RECORD EXTRACTS:
-- BEGIN --

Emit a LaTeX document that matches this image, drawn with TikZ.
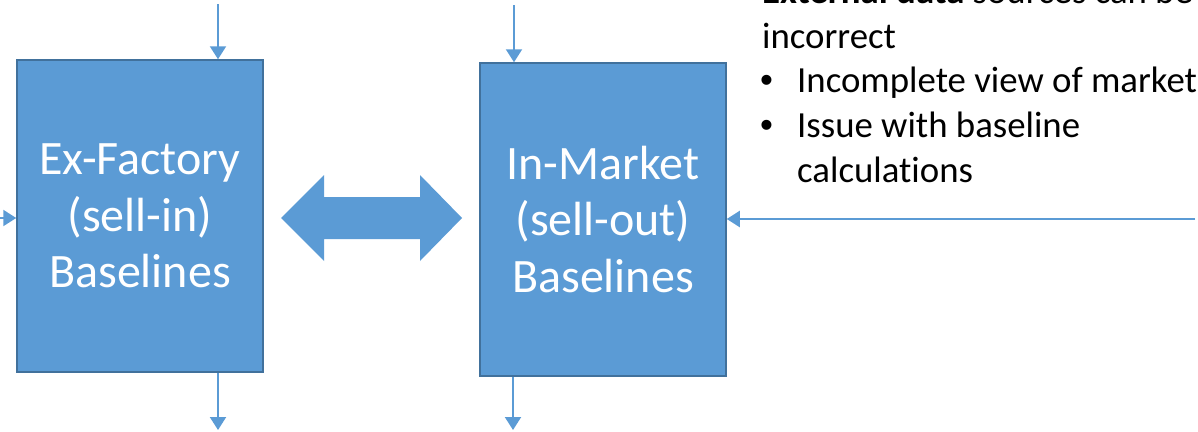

-- END --
-- BEGIN --

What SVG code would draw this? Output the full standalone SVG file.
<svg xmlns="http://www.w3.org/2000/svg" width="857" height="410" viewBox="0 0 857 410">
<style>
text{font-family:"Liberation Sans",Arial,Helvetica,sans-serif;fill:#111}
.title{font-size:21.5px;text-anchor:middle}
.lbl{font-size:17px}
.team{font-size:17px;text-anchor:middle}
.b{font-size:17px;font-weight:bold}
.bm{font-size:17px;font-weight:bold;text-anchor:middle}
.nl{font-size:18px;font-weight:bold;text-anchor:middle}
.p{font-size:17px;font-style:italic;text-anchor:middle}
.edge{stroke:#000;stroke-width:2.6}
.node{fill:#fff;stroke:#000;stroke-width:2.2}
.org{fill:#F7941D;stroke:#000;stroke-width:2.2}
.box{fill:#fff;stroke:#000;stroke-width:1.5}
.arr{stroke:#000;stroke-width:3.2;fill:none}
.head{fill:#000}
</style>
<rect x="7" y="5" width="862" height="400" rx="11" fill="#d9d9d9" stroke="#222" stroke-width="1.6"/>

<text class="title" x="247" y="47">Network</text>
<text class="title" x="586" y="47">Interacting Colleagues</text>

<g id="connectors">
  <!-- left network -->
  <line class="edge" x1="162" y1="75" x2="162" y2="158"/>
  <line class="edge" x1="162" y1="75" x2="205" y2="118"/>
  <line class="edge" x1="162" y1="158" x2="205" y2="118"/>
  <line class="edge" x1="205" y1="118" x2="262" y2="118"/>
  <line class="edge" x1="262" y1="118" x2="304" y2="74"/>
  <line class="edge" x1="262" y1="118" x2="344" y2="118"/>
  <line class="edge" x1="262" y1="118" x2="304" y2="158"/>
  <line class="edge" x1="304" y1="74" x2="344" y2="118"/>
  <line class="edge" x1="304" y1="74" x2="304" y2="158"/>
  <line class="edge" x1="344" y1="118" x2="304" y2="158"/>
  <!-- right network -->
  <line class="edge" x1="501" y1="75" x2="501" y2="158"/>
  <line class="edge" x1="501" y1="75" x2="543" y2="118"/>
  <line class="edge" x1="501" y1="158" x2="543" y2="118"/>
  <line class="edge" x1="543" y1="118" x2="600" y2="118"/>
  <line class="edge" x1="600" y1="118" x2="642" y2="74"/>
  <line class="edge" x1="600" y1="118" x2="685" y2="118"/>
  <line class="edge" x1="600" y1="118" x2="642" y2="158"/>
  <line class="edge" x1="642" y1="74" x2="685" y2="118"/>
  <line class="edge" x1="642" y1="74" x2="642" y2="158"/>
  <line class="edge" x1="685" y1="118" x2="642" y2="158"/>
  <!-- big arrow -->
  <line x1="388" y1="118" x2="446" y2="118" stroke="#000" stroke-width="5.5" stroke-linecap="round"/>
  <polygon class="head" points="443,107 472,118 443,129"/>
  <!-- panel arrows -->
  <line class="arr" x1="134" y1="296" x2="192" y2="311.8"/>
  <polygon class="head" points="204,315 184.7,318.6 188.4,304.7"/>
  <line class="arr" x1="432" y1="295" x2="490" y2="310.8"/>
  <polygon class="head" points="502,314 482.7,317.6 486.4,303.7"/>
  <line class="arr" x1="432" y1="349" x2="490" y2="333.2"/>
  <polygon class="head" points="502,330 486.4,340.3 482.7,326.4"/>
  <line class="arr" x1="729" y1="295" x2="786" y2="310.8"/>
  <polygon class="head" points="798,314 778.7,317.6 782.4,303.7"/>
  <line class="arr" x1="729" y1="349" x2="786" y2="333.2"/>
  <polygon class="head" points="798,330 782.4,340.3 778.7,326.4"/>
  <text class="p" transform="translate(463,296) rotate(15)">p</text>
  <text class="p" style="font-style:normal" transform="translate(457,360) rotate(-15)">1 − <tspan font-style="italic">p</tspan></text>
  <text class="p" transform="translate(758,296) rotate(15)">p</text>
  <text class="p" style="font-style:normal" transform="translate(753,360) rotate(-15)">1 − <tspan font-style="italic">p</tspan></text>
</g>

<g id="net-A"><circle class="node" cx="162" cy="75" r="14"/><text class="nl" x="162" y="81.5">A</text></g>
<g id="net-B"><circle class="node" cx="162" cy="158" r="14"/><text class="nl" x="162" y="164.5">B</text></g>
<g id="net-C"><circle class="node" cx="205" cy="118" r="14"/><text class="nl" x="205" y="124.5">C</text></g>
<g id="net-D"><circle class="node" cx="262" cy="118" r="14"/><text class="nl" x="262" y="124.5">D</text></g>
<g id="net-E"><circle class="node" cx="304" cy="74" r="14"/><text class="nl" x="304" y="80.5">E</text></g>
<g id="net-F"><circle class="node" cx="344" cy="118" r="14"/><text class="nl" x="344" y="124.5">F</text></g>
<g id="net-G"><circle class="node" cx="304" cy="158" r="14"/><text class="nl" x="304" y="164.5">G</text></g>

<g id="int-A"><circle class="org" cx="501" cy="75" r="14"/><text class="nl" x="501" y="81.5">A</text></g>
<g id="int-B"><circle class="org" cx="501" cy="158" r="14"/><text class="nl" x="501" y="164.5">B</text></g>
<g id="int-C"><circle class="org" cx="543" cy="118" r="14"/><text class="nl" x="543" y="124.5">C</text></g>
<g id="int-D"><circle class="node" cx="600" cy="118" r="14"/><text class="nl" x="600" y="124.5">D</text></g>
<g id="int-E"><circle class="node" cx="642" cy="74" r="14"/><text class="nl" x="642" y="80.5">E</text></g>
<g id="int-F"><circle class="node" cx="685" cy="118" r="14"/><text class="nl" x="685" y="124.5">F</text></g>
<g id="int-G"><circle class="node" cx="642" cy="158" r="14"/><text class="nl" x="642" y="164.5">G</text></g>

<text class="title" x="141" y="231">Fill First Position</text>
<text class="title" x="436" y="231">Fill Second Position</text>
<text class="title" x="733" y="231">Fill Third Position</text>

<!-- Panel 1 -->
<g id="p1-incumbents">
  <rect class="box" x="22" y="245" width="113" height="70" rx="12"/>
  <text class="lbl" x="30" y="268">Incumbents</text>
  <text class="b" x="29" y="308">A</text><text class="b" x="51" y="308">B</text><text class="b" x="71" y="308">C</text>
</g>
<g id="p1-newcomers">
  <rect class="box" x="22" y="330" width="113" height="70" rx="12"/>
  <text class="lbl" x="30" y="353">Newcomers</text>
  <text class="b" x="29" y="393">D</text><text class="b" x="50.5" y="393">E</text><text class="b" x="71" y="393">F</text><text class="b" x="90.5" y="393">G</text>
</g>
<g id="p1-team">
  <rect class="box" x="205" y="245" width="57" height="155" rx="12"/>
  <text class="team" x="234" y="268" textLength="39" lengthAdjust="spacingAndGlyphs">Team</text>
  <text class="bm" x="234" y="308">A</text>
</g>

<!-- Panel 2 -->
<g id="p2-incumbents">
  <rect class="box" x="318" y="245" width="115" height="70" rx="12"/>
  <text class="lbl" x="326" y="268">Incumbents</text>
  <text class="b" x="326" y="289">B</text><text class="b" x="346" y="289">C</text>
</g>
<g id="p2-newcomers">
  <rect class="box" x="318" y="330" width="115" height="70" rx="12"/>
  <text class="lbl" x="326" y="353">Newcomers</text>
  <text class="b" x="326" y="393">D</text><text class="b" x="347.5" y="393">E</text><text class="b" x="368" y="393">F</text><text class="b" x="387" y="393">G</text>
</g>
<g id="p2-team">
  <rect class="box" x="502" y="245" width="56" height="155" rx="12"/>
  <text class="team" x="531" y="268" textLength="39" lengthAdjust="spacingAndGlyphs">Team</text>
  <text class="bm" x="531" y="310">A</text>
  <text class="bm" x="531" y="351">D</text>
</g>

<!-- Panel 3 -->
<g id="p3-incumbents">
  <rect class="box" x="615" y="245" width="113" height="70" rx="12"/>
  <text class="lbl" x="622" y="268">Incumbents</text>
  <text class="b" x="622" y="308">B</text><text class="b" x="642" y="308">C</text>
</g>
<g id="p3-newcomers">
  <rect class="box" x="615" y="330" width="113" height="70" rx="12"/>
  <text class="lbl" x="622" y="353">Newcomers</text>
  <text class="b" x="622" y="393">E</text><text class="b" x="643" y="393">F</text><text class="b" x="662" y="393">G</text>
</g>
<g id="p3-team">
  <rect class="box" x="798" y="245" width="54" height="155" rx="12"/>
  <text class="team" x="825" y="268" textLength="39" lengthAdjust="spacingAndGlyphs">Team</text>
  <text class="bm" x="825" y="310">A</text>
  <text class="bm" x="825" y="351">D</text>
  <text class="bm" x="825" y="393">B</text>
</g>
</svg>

-- END --
-- BEGIN --

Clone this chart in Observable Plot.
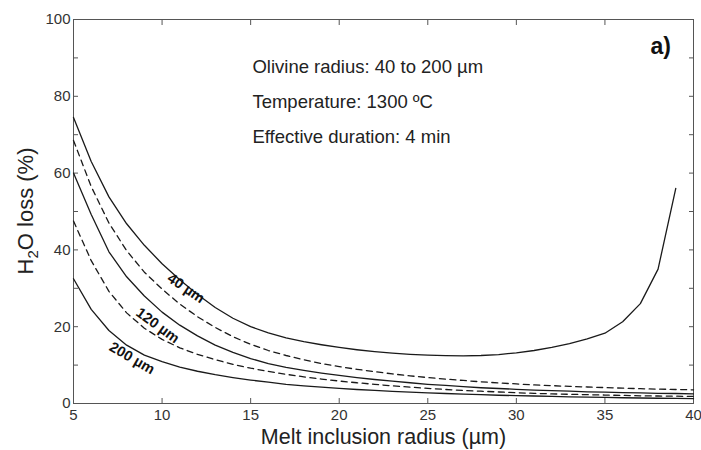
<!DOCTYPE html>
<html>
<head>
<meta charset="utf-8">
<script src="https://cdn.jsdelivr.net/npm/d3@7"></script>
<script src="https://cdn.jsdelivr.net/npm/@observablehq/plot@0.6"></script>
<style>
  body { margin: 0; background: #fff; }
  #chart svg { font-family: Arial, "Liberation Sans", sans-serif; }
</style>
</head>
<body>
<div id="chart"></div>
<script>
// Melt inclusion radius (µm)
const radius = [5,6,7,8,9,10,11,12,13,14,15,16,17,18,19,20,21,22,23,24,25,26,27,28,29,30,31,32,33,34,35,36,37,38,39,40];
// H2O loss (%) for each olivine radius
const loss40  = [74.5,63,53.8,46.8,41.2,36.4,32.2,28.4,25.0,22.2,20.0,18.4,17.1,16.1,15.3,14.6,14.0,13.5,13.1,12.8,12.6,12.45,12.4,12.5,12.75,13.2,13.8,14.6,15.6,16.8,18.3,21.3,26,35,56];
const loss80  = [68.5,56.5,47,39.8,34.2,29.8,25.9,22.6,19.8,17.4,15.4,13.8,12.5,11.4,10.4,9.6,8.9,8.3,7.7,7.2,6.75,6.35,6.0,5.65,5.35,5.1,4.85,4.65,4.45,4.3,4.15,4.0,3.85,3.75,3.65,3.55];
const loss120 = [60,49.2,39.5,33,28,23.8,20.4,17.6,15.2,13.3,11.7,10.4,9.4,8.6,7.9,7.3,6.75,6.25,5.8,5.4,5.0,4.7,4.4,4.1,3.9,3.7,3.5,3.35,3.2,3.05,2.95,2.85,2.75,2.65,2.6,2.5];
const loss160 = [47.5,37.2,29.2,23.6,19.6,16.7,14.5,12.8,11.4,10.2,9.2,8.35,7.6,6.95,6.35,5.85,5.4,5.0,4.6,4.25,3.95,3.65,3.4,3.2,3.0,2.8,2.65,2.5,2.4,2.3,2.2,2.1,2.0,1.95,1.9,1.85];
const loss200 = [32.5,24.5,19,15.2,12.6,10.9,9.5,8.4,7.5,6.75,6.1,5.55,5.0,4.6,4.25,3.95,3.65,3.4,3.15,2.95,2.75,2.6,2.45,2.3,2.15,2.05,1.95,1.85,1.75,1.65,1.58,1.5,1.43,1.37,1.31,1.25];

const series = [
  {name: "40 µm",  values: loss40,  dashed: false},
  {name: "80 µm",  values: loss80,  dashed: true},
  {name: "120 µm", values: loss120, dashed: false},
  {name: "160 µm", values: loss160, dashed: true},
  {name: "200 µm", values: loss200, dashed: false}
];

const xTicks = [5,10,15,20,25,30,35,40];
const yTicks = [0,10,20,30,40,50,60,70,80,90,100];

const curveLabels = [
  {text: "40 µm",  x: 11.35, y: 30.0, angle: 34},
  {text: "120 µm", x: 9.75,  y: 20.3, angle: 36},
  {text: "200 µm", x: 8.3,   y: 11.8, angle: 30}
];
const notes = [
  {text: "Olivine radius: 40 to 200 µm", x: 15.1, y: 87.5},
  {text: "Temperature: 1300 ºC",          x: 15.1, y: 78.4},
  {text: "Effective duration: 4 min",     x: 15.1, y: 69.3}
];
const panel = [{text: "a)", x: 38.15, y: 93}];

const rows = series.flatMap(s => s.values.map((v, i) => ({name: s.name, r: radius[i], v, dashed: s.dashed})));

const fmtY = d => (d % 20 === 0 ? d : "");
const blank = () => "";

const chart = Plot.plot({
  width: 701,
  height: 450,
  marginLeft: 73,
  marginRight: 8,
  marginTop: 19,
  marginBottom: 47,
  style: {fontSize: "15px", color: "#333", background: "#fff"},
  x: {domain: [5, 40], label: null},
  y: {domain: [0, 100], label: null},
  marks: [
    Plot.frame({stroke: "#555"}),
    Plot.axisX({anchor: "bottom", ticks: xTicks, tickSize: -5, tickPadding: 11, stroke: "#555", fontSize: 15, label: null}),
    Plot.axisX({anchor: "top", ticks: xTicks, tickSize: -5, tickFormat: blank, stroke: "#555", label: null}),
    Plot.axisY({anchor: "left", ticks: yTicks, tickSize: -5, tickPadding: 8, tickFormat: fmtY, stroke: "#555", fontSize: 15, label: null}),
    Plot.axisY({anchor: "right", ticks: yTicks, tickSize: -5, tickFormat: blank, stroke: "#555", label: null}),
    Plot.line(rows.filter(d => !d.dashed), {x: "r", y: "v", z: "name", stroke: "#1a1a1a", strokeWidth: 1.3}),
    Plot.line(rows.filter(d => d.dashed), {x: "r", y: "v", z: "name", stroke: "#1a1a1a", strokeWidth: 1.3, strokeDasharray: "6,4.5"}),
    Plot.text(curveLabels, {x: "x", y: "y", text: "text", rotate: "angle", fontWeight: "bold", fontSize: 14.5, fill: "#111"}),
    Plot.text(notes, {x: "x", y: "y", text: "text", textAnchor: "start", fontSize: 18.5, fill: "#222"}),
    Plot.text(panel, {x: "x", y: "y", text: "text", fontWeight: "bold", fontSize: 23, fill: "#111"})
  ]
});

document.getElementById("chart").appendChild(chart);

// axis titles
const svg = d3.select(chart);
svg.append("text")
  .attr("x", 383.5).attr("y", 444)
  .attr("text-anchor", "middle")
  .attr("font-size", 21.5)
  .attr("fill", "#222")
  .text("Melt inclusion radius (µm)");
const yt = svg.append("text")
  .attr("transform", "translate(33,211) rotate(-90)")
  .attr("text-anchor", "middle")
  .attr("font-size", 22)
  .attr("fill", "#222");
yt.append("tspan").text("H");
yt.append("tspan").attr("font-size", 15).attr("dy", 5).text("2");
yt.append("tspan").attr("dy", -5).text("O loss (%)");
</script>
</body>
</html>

-- END --

TASK TO COMPLETE: Scan the material above for the string "document" and return the lines that hold it.

REPLY:
Emit a LaTeX document that matches this image, drawn with TikZ.
document.getElementById("chart").appendChild(chart);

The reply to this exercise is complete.